Digitalisation and passenger experience
“My idea of digitalisation is trying to see what our end goal is,” Richard explained when discussing the broad idea of rail digitalisation. “So, things like travel management are an important aspect of rail digitalisation. It’s a really exciting issue, because this has been a problem for decades – practically since railways started. The train gets delayed, so how do I move things around my network in order to minimise the impact? That’s where digitalisation can be enabled, because humans can only do so much, but let’s say a digital system can look at what’s happened and can find similarities. For example, say there was an incident two years ago, and we can look at patterns and say ‘this thing worked to rectify that problem’. We need computers for that – I can barely remember what happened two days ago!”
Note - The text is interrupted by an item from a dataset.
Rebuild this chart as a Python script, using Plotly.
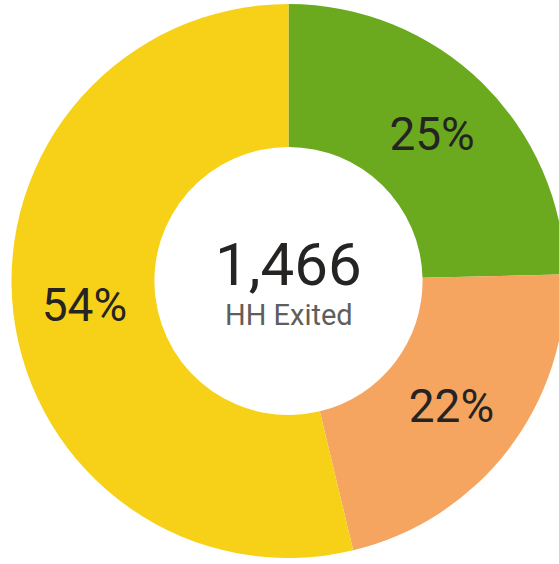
import plotly.graph_objects as go

# Data
labels = ["Group A", "Group B", "Group C"]
values = [361, 317, 788]
colors = ["#6BA91E", "#F5A560", "#F7D117"]
center_value = "1,466"
center_label = "HH Exited"

W, H = 580, 564
cx, cy, R = 288.5, 281.0, 277.0

fig = go.Figure(
    go.Pie(
        labels=labels,
        values=values,
        hole=0.484,
        sort=False,
        direction="clockwise",
        rotation=0,
        marker=dict(colors=colors, line=dict(width=0)),
        texttemplate="%{percent:.0%}",
        textposition="inside",
        insidetextorientation="horizontal",
        textfont=dict(family="Roboto", size=46, color="#252423"),
        domain=dict(x=[(cx - R) / W, (cx + R) / W], y=[(H - cy - R) / H, (H - cy + R) / H]),
        showlegend=False,
        hoverinfo="none",
    )
)

fig.add_annotation(
    text=center_value, x=cx / W, y=(H - 264) / H, xref="paper", yref="paper",
    showarrow=False, xanchor="center", yanchor="middle",
    font=dict(family="Roboto", size=60, color="#252423"),
)
fig.add_annotation(
    text=center_label, x=cx / W, y=(H - 315) / H, xref="paper", yref="paper",
    showarrow=False, xanchor="center", yanchor="middle",
    font=dict(family="Roboto", size=29, color="#605E5C"),
)

fig.update_layout(
    width=W, height=H,
    margin=dict(l=0, r=0, t=0, b=0),
    paper_bgcolor="white", plot_bgcolor="white",
)

fig.write_html(
    "out.html",
    config={"displayModeBar": False},
    post_script="document.body.style.margin='0';document.body.style.overflow='hidden';",
)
Travel management is an important aspect of rail digitalisation.”?
“Obviously capacity is also a huge aspect in our sector. So, one of the things for train operators is: ‘How can I run a stable service to, for example, events like a football game or a concert, etc. How do I make sure I have enough trains?’ A really exciting thing I’ve been seeing is some people have started providing hypothetical solutions for these situations, and it’s just waiting for someone to say, ‘you know what, let’s deploy it as a test. Let’s see what happens if I change that train from four coaches to 12, so I can move more passengers for that event and I save my service’. There are lots more opportunities for us.”
Keeping rail relevant
Digitalisation is changing the world as a whole, and the rail sector has had to make sure it is ahead of the curb to stay relevant. Transport is having a digital revolution of its own, with sustainability agendas impacting urban travel, and multimodality playing an integral part in the creation of smart cities. The railway, meanwhile, has been around for hundreds of years. How can it keep up with the digital transport revolution and remain sustainable when other forms of transportation are more convenient?”
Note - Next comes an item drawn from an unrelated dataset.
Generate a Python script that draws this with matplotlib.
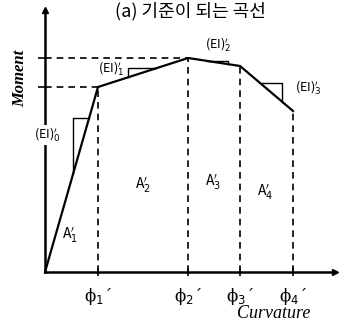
import matplotlib.pyplot as plt

plt.rcParams['font.family'] = ['Noto Sans CJK KR', 'DejaVu Sans']
plt.rcParams['mathtext.fontset'] = 'dejavusans'

# moment-curvature backbone (normalised units)
phi = [0.0, 1.0, 2.70, 3.68, 4.68]
moment = [0.0, 1.85, 2.14, 2.06, 1.61]
phi_labels = ["ϕ$_1$´", "ϕ$_2$´", "ϕ$_3$´", "ϕ$_4$´"]
area_labels = ["A$_1'$", "A$_2'$", "A$_3'$", "A$_4'$"]
ei_labels = ["(EI)$_0'$", "(EI)$_1'$", "(EI)$_2'$", "(EI)$_3'$"]

fig = plt.figure(figsize=(3.39, 3.26), dpi=100)
ax = fig.add_axes([45 / 339, 54 / 326, 290 / 339, 262 / 326])
ax.set_xlim(0, 290 / 53)
ax.set_ylim(0, 2.62)

for s in ['top', 'right']:
    ax.spines[s].set_visible(False)
for s in ['left', 'bottom']:
    ax.spines[s].set_linewidth(1.8)
ax.plot(1, 0, '>k', ms=5, transform=ax.get_yaxis_transform(), clip_on=False)
ax.plot(0, 1, '^k', ms=5, transform=ax.get_xaxis_transform(), clip_on=False)

ax.plot(phi, moment, color='black', lw=1.6, clip_on=False)

# dashed guides to the axes
dash = dict(color='black', lw=1.2, ls=(0, (4, 3)))
for x, y in zip(phi[1:], moment[1:]):
    ax.plot([x, x], [0, y], **dash)
ax.plot([0, phi[1]], [moment[1], moment[1]], **dash)
ax.plot([0, phi[2]], [moment[2], moment[2]], **dash)

ax.set_xticks(phi[1:])
ax.set_xticklabels(phi_labels, fontsize=12, family='DejaVu Serif')
ax.set_yticks([moment[1], moment[2]])
ax.set_yticklabels([])
ax.tick_params(axis='x', direction='inout', length=6, width=1.2, pad=7)
ax.tick_params(axis='y', direction='out', length=5, width=1.2)


def slope_at(i, x):
    x0, x1 = phi[i], phi[i + 1]
    y0, y1 = moment[i], moment[i + 1]
    return y0 + (y1 - y0) * (x - x0) / (x1 - x0)


# stiffness triangles along each branch
tri = dict(color='black', lw=1.0)
xa, xb = 0.53, 0.83
ax.plot([xa, xa, xb], [slope_at(0, xa), slope_at(0, xb), slope_at(0, xb)], **tri)
xa, xb = 1.57, 2.1
ax.plot([xa, xa, xb], [slope_at(1, xa), slope_at(1, xb), slope_at(1, xb)], **tri)
xa, xb = 3.06, 3.45
ax.plot([xa, xb, xb], [slope_at(2, xa), slope_at(2, xa), slope_at(2, xb)], **tri)
xa, xb = 4.06, 4.47
ax.plot([xa, xb, xb], [slope_at(3, xa), slope_at(3, xa), slope_at(3, xb)], **tri)

ax.text(0.04, 1.37, ei_labels[0], fontsize=9, ha='center', va='center',
        bbox=dict(fc='white', ec='none', pad=0.5))
ax.text(1.25, 2.03, ei_labels[1], fontsize=9, ha='center', va='center')
ax.text(3.27, 2.27, ei_labels[2], fontsize=9, ha='center', va='center')
ax.text(4.97, 1.84, ei_labels[3], fontsize=9, ha='center', va='center')

area_pos = [(0.47, 0.37), (1.85, 0.87), (3.17, 0.90), (4.15, 0.80)]
for (x, y), lab in zip(area_pos, area_labels):
    ax.text(x, y, lab, fontsize=10, ha='center', va='center')

fig.text(20 / 339, 1 - 78 / 326, 'Moment', family='Liberation Serif', style='italic',
         fontweight='bold', fontsize=12, rotation=90, ha='center', va='center')
fig.text(274 / 339, 1 - 314 / 326, 'Curvature', family='Liberation Serif', style='italic',
         fontsize=13, ha='center', va='center')
fig.text(190 / 339, 1 - 16 / 326, '(a) 기준이 되는 곡선', fontsize=13, ha='center', va='baseline')

fig.savefig('out.png', dpi=100)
“In the U.S., people don’t normally take the train, they fly, and it’s on selling that difference. I think the biggest problem in the U.S. is the fact that you don’t have any single infrastructure manager. I can jump on a plane from New York to Orlando once every hour,” Thomas said. “It’s that frequent! But the railways are good for sustainability and being green. There’s a lot of bad press about airplanes and other things like that, so maybe that will push it. With a country as big as the U.S., it’s not going to be a short hook ride to go from East to West by train. But, if you add up all the time it takes to travel from, say, the middle of New York to Washington, it’s probably going to be a lot better and quicker by train. It’s about pointing that out.”
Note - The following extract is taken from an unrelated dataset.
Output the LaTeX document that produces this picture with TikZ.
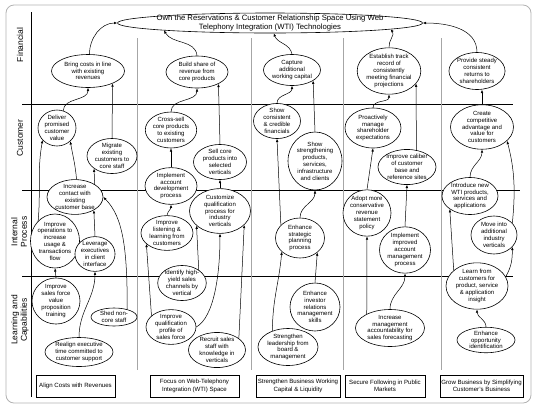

“The multimodal experience is going to be important for the end-to-end passenger experience. You could go on a train journey, but then you need to get to your destination after that journey. So, we could offer car-sharing, bike-sharing, or other different modes of transport to make yourself green, but then, maybe, there are ways that you never thought of going. So, for example, I went on a train journey recently and, after that, Google told me to take the tube to my final destination. But I actually walked it as I worked out that it took the same amount of time.”
“That’s another opportunity and something I love about data. If we choose to share data with, say, Google etc, we can say that it takes a person this amount of time to walk should they choose to take a greener route, or, if they have an impairment, then it can add a few more minutes because this is what we’ve learned. We’ve got that data, we just need to try and connect it up to give passengers that better experience.”